**MATERIAL TO PROCESS**
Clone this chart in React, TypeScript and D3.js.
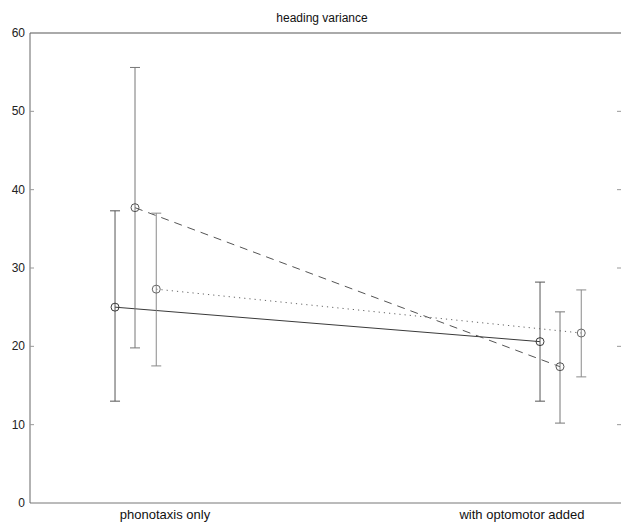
---
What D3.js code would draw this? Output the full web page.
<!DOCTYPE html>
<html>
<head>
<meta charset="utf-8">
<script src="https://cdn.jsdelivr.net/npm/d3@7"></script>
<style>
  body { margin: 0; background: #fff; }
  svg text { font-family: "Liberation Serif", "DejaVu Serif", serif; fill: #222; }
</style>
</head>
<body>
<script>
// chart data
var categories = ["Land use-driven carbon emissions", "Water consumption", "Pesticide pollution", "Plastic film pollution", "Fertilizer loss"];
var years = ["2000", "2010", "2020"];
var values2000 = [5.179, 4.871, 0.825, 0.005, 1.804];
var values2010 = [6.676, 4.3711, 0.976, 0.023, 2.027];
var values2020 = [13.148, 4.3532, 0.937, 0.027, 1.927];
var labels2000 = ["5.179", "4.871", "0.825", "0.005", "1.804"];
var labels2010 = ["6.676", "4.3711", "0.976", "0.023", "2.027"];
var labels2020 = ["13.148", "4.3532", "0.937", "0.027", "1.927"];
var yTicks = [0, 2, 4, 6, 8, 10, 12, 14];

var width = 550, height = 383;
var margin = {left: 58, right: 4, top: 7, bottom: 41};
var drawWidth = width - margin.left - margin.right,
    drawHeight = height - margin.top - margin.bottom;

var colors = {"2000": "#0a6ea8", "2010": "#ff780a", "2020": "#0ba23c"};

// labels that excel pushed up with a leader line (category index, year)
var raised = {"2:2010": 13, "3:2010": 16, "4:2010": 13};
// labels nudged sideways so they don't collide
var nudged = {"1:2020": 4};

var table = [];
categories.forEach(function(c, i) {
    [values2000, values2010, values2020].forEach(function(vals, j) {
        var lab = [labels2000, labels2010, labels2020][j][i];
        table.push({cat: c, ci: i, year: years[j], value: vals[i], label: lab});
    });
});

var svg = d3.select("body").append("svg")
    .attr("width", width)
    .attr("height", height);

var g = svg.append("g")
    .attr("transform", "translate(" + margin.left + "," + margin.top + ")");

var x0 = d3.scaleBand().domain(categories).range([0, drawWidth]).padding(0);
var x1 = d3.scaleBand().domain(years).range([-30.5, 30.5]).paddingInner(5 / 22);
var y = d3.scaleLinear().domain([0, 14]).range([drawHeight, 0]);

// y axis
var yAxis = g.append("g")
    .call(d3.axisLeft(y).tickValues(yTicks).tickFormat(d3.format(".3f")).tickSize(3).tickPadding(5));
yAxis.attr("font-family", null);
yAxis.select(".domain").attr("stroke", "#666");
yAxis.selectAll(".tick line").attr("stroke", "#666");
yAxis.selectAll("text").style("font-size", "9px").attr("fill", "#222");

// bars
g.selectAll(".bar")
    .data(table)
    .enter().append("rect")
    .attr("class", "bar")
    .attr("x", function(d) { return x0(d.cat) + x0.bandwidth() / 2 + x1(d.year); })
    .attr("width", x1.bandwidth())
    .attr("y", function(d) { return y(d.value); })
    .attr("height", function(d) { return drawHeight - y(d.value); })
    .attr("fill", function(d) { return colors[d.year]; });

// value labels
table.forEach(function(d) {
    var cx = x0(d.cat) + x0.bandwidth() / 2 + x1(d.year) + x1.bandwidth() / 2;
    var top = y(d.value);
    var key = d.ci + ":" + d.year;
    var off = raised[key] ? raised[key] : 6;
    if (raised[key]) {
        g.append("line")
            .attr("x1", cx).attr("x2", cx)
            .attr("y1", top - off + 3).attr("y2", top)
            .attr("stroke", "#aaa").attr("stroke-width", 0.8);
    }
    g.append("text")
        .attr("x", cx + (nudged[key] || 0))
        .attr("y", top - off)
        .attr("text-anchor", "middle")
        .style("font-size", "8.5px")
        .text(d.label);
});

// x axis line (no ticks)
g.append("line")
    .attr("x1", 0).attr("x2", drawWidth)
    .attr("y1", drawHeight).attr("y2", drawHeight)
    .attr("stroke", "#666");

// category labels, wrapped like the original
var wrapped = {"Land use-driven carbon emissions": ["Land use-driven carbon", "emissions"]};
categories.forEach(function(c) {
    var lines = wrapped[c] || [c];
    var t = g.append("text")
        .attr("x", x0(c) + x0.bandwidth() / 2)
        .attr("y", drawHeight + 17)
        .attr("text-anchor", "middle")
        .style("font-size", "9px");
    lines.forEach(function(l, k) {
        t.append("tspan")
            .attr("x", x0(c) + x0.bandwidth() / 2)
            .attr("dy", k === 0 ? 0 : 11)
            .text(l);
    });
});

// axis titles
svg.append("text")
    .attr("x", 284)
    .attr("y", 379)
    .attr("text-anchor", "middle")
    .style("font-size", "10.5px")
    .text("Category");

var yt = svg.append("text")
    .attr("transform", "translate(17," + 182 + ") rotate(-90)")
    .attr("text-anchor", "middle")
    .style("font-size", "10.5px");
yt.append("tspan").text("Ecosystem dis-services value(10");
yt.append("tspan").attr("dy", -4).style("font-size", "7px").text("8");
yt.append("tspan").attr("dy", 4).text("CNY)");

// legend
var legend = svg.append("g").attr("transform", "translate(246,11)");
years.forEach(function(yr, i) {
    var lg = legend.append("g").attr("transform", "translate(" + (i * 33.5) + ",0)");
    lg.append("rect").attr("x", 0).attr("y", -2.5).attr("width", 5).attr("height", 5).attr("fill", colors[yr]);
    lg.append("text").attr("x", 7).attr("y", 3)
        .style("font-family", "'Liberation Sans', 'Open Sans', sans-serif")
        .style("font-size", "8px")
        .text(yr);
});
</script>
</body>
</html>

**AIM**
Give back only a number, the number of lines where the string "chart" occurs.

**OUTPUT**
2